Nous allons être sollicités sur les enjeux éthiques qui se posent dans ce contexte-là, notamment autour du consentement. Comment gère-t-on le consentement quand les données sont persistantes ? Cette persistance et la capacité à pouvoir accéder à des données que nous n'avions pas auparavant sont un vrai progrès, mais il faut savoir le gérer sur le long terme – et par « long terme », je veux dire ici « l'éternité ». C'est particulièrement important pour la gestion des données génétiques ou d'autres données par nature très confidentielles.

Tout médecin a accès aujourd'hui aux outils numériques qui sont offerts à l'ensemble de la population, notamment les réseaux sociaux ou les outils qui permettent d'échanger du courrier de façon soi-disant gratuite.

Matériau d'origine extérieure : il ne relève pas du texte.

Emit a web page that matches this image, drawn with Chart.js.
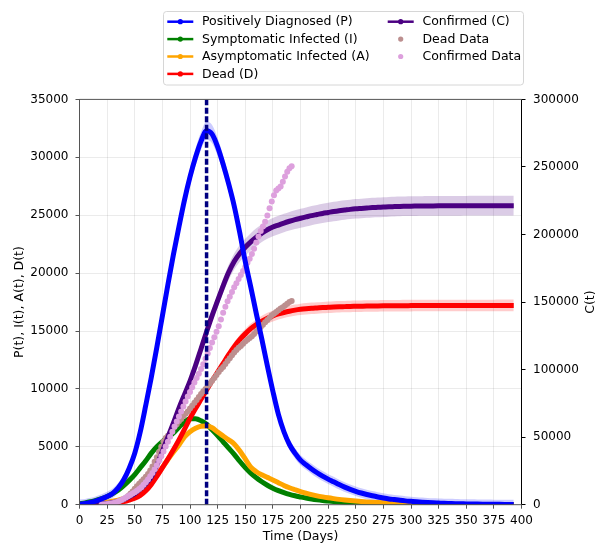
<!DOCTYPE html>
<html>
<head>
<meta charset="utf-8">
<script src="https://cdn.jsdelivr.net/npm/chart.js@4.4.0/dist/chart.umd.min.js"></script>
<style>
html, body { margin: 0; padding: 0; background: #fff; }
#wrap { width: 597px; height: 543px; }
</style>
</head>
<body>
<div id="wrap"><canvas id="myChart" width="597" height="543"></canvas></div>
<script>
// model output, sampled every 5 days
var days = [0,5,10,15,20,25,30,35,40,45,50,55,60,65,70,75,80,85,90,95,100,105,110,115,120,125,130,135,140,145,150,155,160,165,170,175,180,185,190,195,200,205,210,215,220,225,230,235,240,245,250,255,260,265,270,275,280,285,290,295,300,305,310,315,320,325,330,335,340,345,350,355,360,365,370,375,380,385,390,393];

var positive = [50,100,190,330,500,710,980,1450,2150,3150,4450,6300,8600,11000,13600,16300,19000,21600,24000,26300,28300,30000,31400,32300,32000,30900,29400,27700,25800,23500,21000,18800,16500,14300,12000,9800,7800,6300,5200,4450,3850,3450,3090,2760,2470,2210,1980,1740,1520,1330,1160,1010,880,770,670,580,500,440,380,330,290,250,215,185,160,140,120,105,90,80,70,60,52,45,40,35,30,26,22,20];

var symptomatic = [80,150,250,380,520,700,950,1250,1650,2100,2600,3200,3800,4450,5000,5450,5800,6200,6700,7150,7430,7420,7250,6950,6480,5980,5430,4880,4350,3750,3200,2720,2320,1980,1680,1430,1220,1040,890,770,670,575,495,425,365,315,268,228,193,163,138,117,99,84,71,60,51,43,37,31,26,22,19,16,14,12,10,9,8,7,6,5,4,4,3,3,3,2,2,2];

var asymptomatic = [20,40,70,110,160,220,300,400,520,680,900,1200,1550,2000,2550,3200,3900,4550,5150,5850,6300,6600,6780,6800,6650,6270,5930,5600,5250,4650,3950,3250,2850,2580,2360,2140,1900,1660,1460,1290,1130,995,875,765,675,595,525,460,405,355,310,272,238,208,182,160,140,122,107,93,81,71,62,54,47,41,36,31,27,24,21,18,16,14,12,11,10,9,8,8];

var dead = [0,10,20,35,50,80,120,180,270,400,560,800,1200,1750,2450,3200,3950,4750,5600,6500,7450,8300,9100,9900,10700,11450,12200,12950,13650,14250,14750,15200,15550,15850,16100,16300,16470,16600,16710,16800,16870,16920,16960,16990,17020,17045,17070,17090,17105,17120,17130,17140,17150,17158,17165,17172,17178,17183,17188,17190,17192,17194,17196,17198,17200,17200,17202,17203,17204,17205,17206,17207,17208,17209,17210,17210,17211,17211,17212,17212];

var confirmed = [0,50,150,300,550,900,1500,2500,3900,5800,8200,11500,15500,20500,29000,39500,50000,60500,71500,81500,91500,103000,115500,128000,140000,151000,162000,172000,180000,186000,190500,194500,198000,201000,203500,205500,207000,208500,209800,211000,212000,213000,214000,214800,215600,216300,217000,217600,218100,218600,219000,219300,219600,219900,220100,220300,220500,220650,220800,220900,221000,221050,221100,221140,221170,221200,221220,221240,221255,221270,221280,221290,221295,221300,221300,221300,221300,221300,221300,221300];

// observed data, every 2 days
var dataDays = [20,22,24,26,28,30,32,34,36,38,40,42,44,46,48,50,52,54,56,58,60,62,64,66,68,70,72,74,76,78,80,82,84,86,88,90,92,94,96,98,100,102,104,106,108,110,112,114,116,118,120,122,124,126,128,130,132,134,136,138,140,142,144,146,148,150,152,154,156,158,160,162,164,166,168,170,172,174,176,178,180,182,184,186,188,190,192];

var deadData = [30,50,80,100,130,160,210,270,330,400,480,600,760,950,1150,1380,1600,1800,2000,2200,2420,2650,2950,3300,3700,4100,4550,5000,5450,5750,5950,6150,6450,6700,6950,7200,7400,7650,7850,8050,8300,8550,8800,9050,9300,9550,9800,10000,10250,10450,10700,10950,11200,11450,11700,11900,12150,12400,12650,12900,13150,13350,13550,13700,13900,14100,14250,14400,14550,14750,14950,15150,15350,15550,15750,15950,16150,16350,16500,16650,16800,16950,17050,17200,17350,17500,17600];

var confirmedData = [100,200,330,500,750,1050,1450,2000,2700,3500,4400,5300,6200,7200,8200,9200,10300,11600,13000,14700,16600,18700,21000,23500,26200,29200,32500,35900,39400,43000,46600,50300,54000,57800,61500,65300,69000,72700,76300,80000,83500,87000,90500,93800,97000,100500,104000,108000,112000,116000,120000,124000,128000,132000,137000,142000,146500,150500,154000,157500,161000,164000,167000,170000,173000,176000,179000,182000,185500,189500,194000,198500,202500,206000,209500,214000,219500,224500,229000,232500,234000,235500,239000,243000,246500,249000,250500];

var peakDay = 115;
var xTicks = [0, 400, 25];
var leftTicks = [0, 35000, 5000];
var rightTicks = [0, 300000, 50000];

var legendItems = [
  { text: 'Positively Diagnosed (P)', color: '#0000ff', line: true },
  { text: 'Symptomatic Infected (I)', color: '#008000', line: true },
  { text: 'Asymptomatic Infected (A)', color: '#ffa500', line: true },
  { text: 'Dead (D)', color: '#ff0000', line: true },
  { text: 'Confirmed (C)', color: '#4b0082', line: true },
  { text: 'Dead Data', color: '#bc8f8f', line: false },
  { text: 'Confirmed Data', color: '#dda0dd', line: false }
];

function pts(xs, ys) {
  return xs.map(function (x, i) { return { x: x, y: ys[i] }; });
}
// shaded uncertainty band around a curve
function band(xs, ys, k, c, sign) {
  return xs.map(function (x, i) { return { x: x, y: ys[i] + sign * (ys[i] * k + c) }; });
}
function curve(label, ys, color, axis, order) {
  return {
    label: label, data: pts(days, ys), yAxisID: axis, order: order,
    borderColor: color, backgroundColor: color, borderWidth: 5,
    pointRadius: 0, fill: false, cubicInterpolationMode: 'monotone'
  };
}
function dots(label, ys, color, axis, order) {
  return {
    label: label, data: pts(dataDays, ys), yAxisID: axis, order: order,
    showLine: false, pointRadius: 3, borderWidth: 0,
    pointBackgroundColor: color, pointBorderColor: color, backgroundColor: color
  };
}
function bandPair(ys, color, axis, k, c) {
  var base = { yAxisID: axis, order: 10, borderWidth: 0, pointRadius: 0,
    borderColor: 'rgba(0,0,0,0)', cubicInterpolationMode: 'monotone' };
  return [
    Object.assign({ label: 'lo', data: band(days, ys, k, c, -1), fill: false }, base),
    Object.assign({ label: 'hi', data: band(days, ys, k, c, 1), fill: '-1', backgroundColor: color }, base)
  ];
}

var datasets = [
  { label: 'peak', data: [{ x: peakDay, y: leftTicks[0] }, { x: peakDay, y: leftTicks[1] }],
    yAxisID: 'y', order: 0, borderColor: '#000080', borderWidth: 3.5,
    borderDash: [6, 2.5], pointRadius: 0, fill: false },
  curve('Positively Diagnosed (P)', positive, '#0000ff', 'y', 1),
  dots('Confirmed Data', confirmedData, '#dda0dd', 'y2', 2),
  curve('Confirmed (C)', confirmed, '#4b0082', 'y2', 3),
  dots('Dead Data', deadData, '#bc8f8f', 'y', 4),
  curve('Dead (D)', dead, '#ff0000', 'y', 5),
  curve('Asymptomatic Infected (A)', asymptomatic, '#ffa500', 'y', 6),
  curve('Symptomatic Infected (I)', symptomatic, '#008000', 'y', 7)
].concat(
  bandPair(positive, 'rgba(0,0,255,0.2)', 'y', 0.012, 400),
  bandPair(confirmed, 'rgba(75,0,130,0.2)', 'y2', 0.033, 0),
  bandPair(dead, 'rgba(255,0,0,0.2)', 'y', 0.029, 0)
);

var FONT = '"DejaVu Sans", sans-serif';

var decor = {
  id: 'decor',
  afterDraw: function (chart) {
    var ctx = chart.ctx, a = chart.chartArea;
    ctx.save();
    // frame
    ctx.lineWidth = 1;
    ctx.strokeStyle = '#555';
    ctx.beginPath();
    ctx.moveTo(a.right, a.top); ctx.lineTo(a.left, a.top);
    ctx.lineTo(a.left, a.bottom); ctx.lineTo(a.right, a.bottom);
    ctx.stroke();
    ctx.strokeStyle = '#000';
    ctx.beginPath(); ctx.moveTo(a.right, a.top); ctx.lineTo(a.right, a.bottom); ctx.stroke();

    // axis titles
    var mid = (a.top + a.bottom) / 2;
    ctx.fillStyle = '#000';
    ctx.font = '12.5px ' + FONT;
    ctx.textAlign = 'center';
    ctx.textBaseline = 'middle';
    ctx.fillText('Time (Days)', (a.left + a.right) / 2, 537);
    ctx.save(); ctx.translate(19.5, mid); ctx.rotate(-Math.PI / 2);
    ctx.fillText('P(t), I(t), A(t), D(t)', 0, 0); ctx.restore();
    ctx.save(); ctx.translate(590.5, mid); ctx.rotate(-Math.PI / 2);
    ctx.fillText('C(t)', 0, 0); ctx.restore();

    // legend box
    var bx = 163.5, by = 11.5, bw = 360, bh = 73.5, r = 3;
    ctx.beginPath();
    ctx.moveTo(bx + r, by); ctx.arcTo(bx + bw, by, bx + bw, by + bh, r);
    ctx.arcTo(bx + bw, by + bh, bx, by + bh, r); ctx.arcTo(bx, by + bh, bx, by, r);
    ctx.arcTo(bx, by, bx + bw, by, r); ctx.closePath();
    ctx.fillStyle = 'rgba(255,255,255,0.8)'; ctx.fill();
    ctx.strokeStyle = '#d6d6d6'; ctx.stroke();

    ctx.textAlign = 'left';
    legendItems.forEach(function (it, i) {
      var col = i < 4 ? 0 : 1, row = i < 4 ? i : i - 4;
      var x0 = col === 0 ? 167.3 : 387.7, y = 21.7 + row * 17.4;
      if (it.line) {
        ctx.strokeStyle = it.color; ctx.lineWidth = 2.5;
        ctx.beginPath(); ctx.moveTo(x0, y); ctx.lineTo(x0 + 26, y); ctx.stroke();
      }
      ctx.fillStyle = it.color;
      ctx.beginPath(); ctx.arc(x0 + 13, y, 2.6, 0, Math.PI * 2); ctx.fill();
      ctx.fillStyle = '#000';
      ctx.fillText(it.text, x0 + 34.7, y + 0.5);
    });
    ctx.restore();
  }
};

var numLabel = function (v) { return String(v); };

var ctx = document.getElementById('myChart').getContext('2d');
var myChart = new Chart(ctx, {
  type: 'line',
  data: { datasets: datasets },
  options: {
    responsive: false,
    animation: false,
    devicePixelRatio: 1,
    layout: { padding: { top: 99.4, left: 0, right: 0, bottom: 0 } },
    plugins: { legend: { display: false }, tooltip: { enabled: false } },
    font: { family: FONT },
    scales: {
      x: {
        type: 'linear', min: xTicks[0], max: xTicks[1],
        ticks: { stepSize: xTicks[2], color: '#000', padding: 5, maxRotation: 0,
          autoSkip: false, font: { family: FONT, size: 12 }, callback: numLabel },
        grid: { color: 'rgba(0,0,0,0.08)', tickColor: '#555', tickLength: 4 },
        border: { display: false },
        afterFit: function (s) { s.height = 38.3; }
      },
      y: {
        position: 'left', min: leftTicks[0], max: leftTicks[1],
        ticks: { stepSize: leftTicks[2], color: '#000', padding: 7,
          font: { family: FONT, size: 12 }, callback: numLabel },
        grid: { color: 'rgba(0,0,0,0.08)', tickColor: '#555', tickLength: 4 },
        border: { display: false },
        afterFit: function (s) { s.width = 79.5; }
      },
      y2: {
        position: 'right', min: rightTicks[0], max: rightTicks[1],
        ticks: { stepSize: rightTicks[2], color: '#000', padding: 7.5,
          font: { family: FONT, size: 12 }, callback: numLabel },
        grid: { drawOnChartArea: false, tickColor: '#000', tickLength: 4 },
        border: { display: false },
        afterFit: function (s) { s.width = 75.5; }
      }
    }
  },
  plugins: [decor]
});
</script>
</body>
</html>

En fait, ce type d'outil ne préserve pas l'anonymisation ou la confidentialité des échanges. Il faut que les médecins sachent se positionner pour faire en sorte qu'ils utilisent des outils qui leur permettent d'agir de façon éthique, y compris de ce point de vue-là.

Le rapport co-écrit avec David Gruson comme l'avis n° 129 du CCNE évoquent les questionnements éthiques liés à l'« augmentation » de la personne humaine. Certains seront bien sûr portés par le système de santé, mais la société sera confrontée à la tentation du contournement de l'interdit : « je veux me faire augmenter ; c'est possible en France, je le fais, ce n'est pas possible en France, je vais chercher ailleurs ». Nous ne pouvons plus réfléchir comme si les frontières étaient étanches.